2Q20: All 6 MREITs’ Performance Were Below Expectations

Facing unprecedented challenges brought forth by the pandemic and movement control orders, the MREITs managers opted to give varying degrees of rental assistance to tenants. Broadly, the retail and hotel assets were the worst hit while other asset classes were resilient/stable during this period. At the realised net profit level, only AXRB (warehouse and logistics asset portfolio) reported a growth in 6M20, while others reported declines of 13%-65% yoy.

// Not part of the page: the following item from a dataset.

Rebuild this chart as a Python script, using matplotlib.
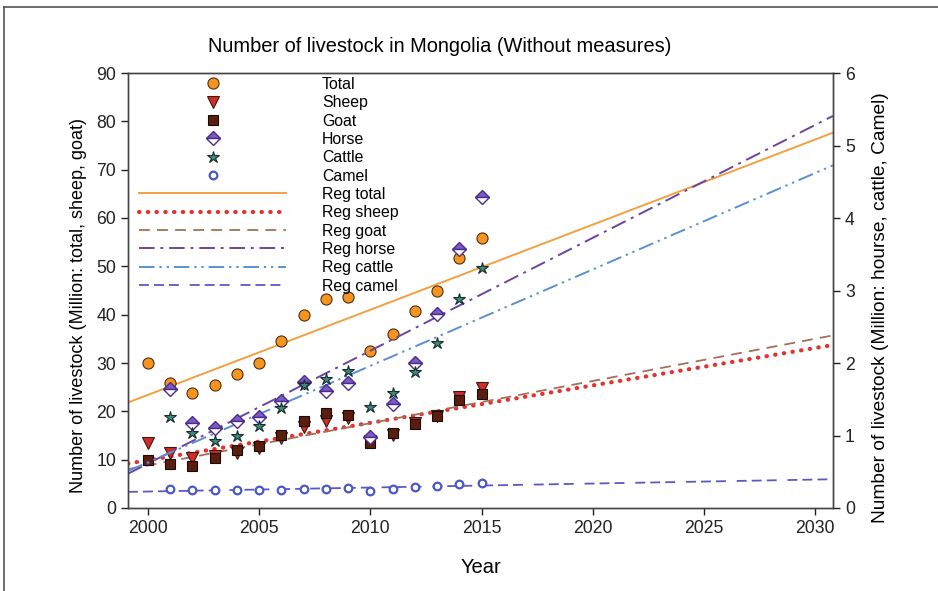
import numpy as np
import matplotlib
matplotlib.use('Agg')
import matplotlib.pyplot as plt
from matplotlib.lines import Line2D

plt.rcParams['font.family'] = ['Liberation Sans', 'DejaVu Sans']

# datos (millones de cabezas)
anios = np.arange(2000, 2016)
total = [29.9, 25.9, 23.7, 25.4, 27.7, 30.1, 34.5, 40.0, 43.2, 43.7, 32.5, 36.1, 40.7, 45.0, 51.7, 55.8]
ovejas = [13.4, 11.4, 10.3, 10.8, 11.4, 12.4, 14.4, 16.8, 18.0, 18.7, 13.9, 15.1, 17.5, 19.1, 23.0, 24.8]
cabras = [9.9, 9.2, 8.7, 10.3, 11.9, 12.8, 15.1, 18.0, 19.7, 19.2, 13.4, 15.5, 17.4, 19.0, 22.3, 23.5]

anios2 = np.arange(2001, 2016)
caballos = [1.64, 1.17, 1.10, 1.20, 1.26, 1.47, 1.74, 1.62, 1.72, 0.98, 1.44, 2.00, 2.68, 3.57, 4.29]
vacas = [1.26, 1.04, 0.93, 0.99, 1.13, 1.38, 1.70, 1.78, 1.89, 1.39, 1.59, 1.88, 2.27, 2.88, 3.31]
camellos = [0.26, 0.25, 0.25, 0.25, 0.25, 0.25, 0.26, 0.26, 0.27, 0.24, 0.26, 0.29, 0.30, 0.33, 0.35]

xlim = (1999.1, 2030.8)
xreg = np.array(xlim)

fig = plt.figure(figsize=(9.38, 5.91), dpi=100)
ax = fig.add_axes([128/938, 83/591, 705/938, 435/591])
ax2 = ax.twinx()

def regresion(x, y):
    p = np.polyfit(x, y, 1)
    return np.polyval(p, xreg)

# lineas de regresion
l_tot, = ax.plot(xreg, regresion(anios, total), color='#f2a040', lw=1.4, label='Reg total')
l_ov, = ax.plot(xreg, regresion(anios, ovejas), color='#e8302a', lw=3, linestyle=(0, (0.1, 2.0)),
                dash_capstyle='round', label='Reg sheep')
l_ca, = ax.plot(xreg, regresion(anios, cabras), color='#a36f5c', lw=1.3, linestyle=(0, (6, 4)), label='Reg goat')
l_cb, = ax2.plot(xreg, regresion(anios2, caballos), color='#6a45a0', lw=1.4,
                 linestyle=(0, (8, 3, 1.5, 3)), label='Reg horse')
l_va, = ax2.plot(xreg, regresion(anios2, vacas), color='#5b8fd0', lw=1.4,
                 linestyle=(0, (8, 2.5, 1.2, 2.5, 1.2, 2.5)), label='Reg cattle')
l_cm, = ax2.plot(xreg, regresion(anios2, camellos), color='#5a5ac0', lw=1.3,
                 linestyle=(0, (5.5, 2.8, 5.5, 2.8, 5.5, 6)), label='Reg camel')

# puntos
p_tot, = ax.plot(anios, total, 'o', ms=8, mfc='#f7941d', mec='#4a3018', mew=0.8, label='Total', zorder=5)
p_ov, = ax.plot(anios, ovejas, 'v', ms=8, mfc='#d42a2a', mec='#3a1a10', mew=0.8, label='Sheep', zorder=5)
p_ca, = ax.plot(anios, cabras, 's', ms=7.5, mfc='#5a1e0e', mec='#1a0a05', mew=0.8, label='Goat', zorder=5)
p_cb, = ax2.plot(anios2, caballos, 'D', ms=7, fillstyle='top', mfc='#7b5cc4', mfcalt='white',
                 mec='#4b2c8f', mew=1, label='Horse', zorder=5)
p_va, = ax2.plot(anios2, vacas, '*', ms=9, mfc='#3a8c7c', mec='#1a2a2a', mew=0.8, label='Cattle', zorder=5)
p_cm, = ax2.plot(anios2, camellos, 'o', ms=5.5, mfc='white', mec='#4a57c8', mew=1.6, label='Camel', zorder=5)

ax.set_xlim(*xlim)
ax.set_ylim(0, 90)
ax2.set_ylim(0, 6)
ax.set_xticks(range(2000, 2031, 5))
ax.set_yticks(range(0, 91, 10))
ax2.set_yticks(range(0, 7))

for a in (ax, ax2):
    a.tick_params(direction='out', length=5, width=1, labelsize=12.7, colors='#222222')
    for s in a.spines.values():
        s.set_color('#444444')
        s.set_linewidth(1)

ax.set_xlabel('Year', fontsize=14.5, labelpad=15)
ax.set_ylabel('Number of livestock (Million: total, sheep, goat)', fontsize=13)
ax2.set_ylabel('Number of livestock (Million: hourse, cattle, Camel)', fontsize=13.8)
ax.yaxis.set_label_coords(-0.058, 0.465)
ax2.yaxis.set_label_coords(1.055, 0.46)

fig.text(440/938, 1 - 47/591, 'Number of livestock in Mongolia (Without measures)',
         ha='center', va='center', fontsize=14.4)

manejadores = [p_tot, p_ov, p_ca, p_cb, p_va, p_cm, l_tot, l_ov, l_ca, l_cb, l_va, l_cm]
ax2.legend(handles=manejadores, loc='upper left', bbox_to_anchor=(139/938, 1 - 77/591),
           bbox_transform=fig.transFigure, frameon=False, fontsize=11.4, numpoints=1,
           handlelength=9.3, handletextpad=2.25, labelspacing=0.21, borderpad=0, borderaxespad=0)

# marco parcial de la figura
fig.add_artist(Line2D([4/938, 1], [1 - 7/591, 1 - 7/591], color='#555555', lw=1.2))
fig.add_artist(Line2D([4/938, 4/938], [0, 1 - 7/591], color='#555555', lw=1.2))

fig.savefig('out.png', dpi=100)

Recovery Is Underway But Hotel Outlook Remains Weak

Moving forward, we expect the retail segment to recover at a gradual pace as consumers adjust to a new normal. However, the hotels’ outlook remains weak due to lacklustre tourism activities, cross-border restrictions and weak corporate and events bookings. In view of the weak economies and challenging business environment, we expect rental assistance for retailers to continue, albeit at a reduced quantum and to be given on a case-by-case basis. Elsewhere, the nearterm outlook for the other assets (ie, offices, warehouses, healthcare) should remain stable.

Maintain NEUTRAL

We had downgraded our earnings projections for all MREITs during the results reporting due to their earnings disappointment. For exposure, our preferred picks are (i) Axis REIT (AXRB MK, HOLD, TP RM1.97) for its industrial / warehouse portfolio which is more resistant against the pandemic disruptions and (ii) KLCCP Stapled Group (KLCCSS MK, HOLD, TP: RM7.91) for its highly defensive earnings and sustainable yield. Meanwhile, we maintain YTLREIT as a SELL with a lower price target of RM0.68 as we raised the cost of equity to 11.8% (from 10%) to incorporate its depressed earnings outlook and slow recovery in hotel/tourism activities.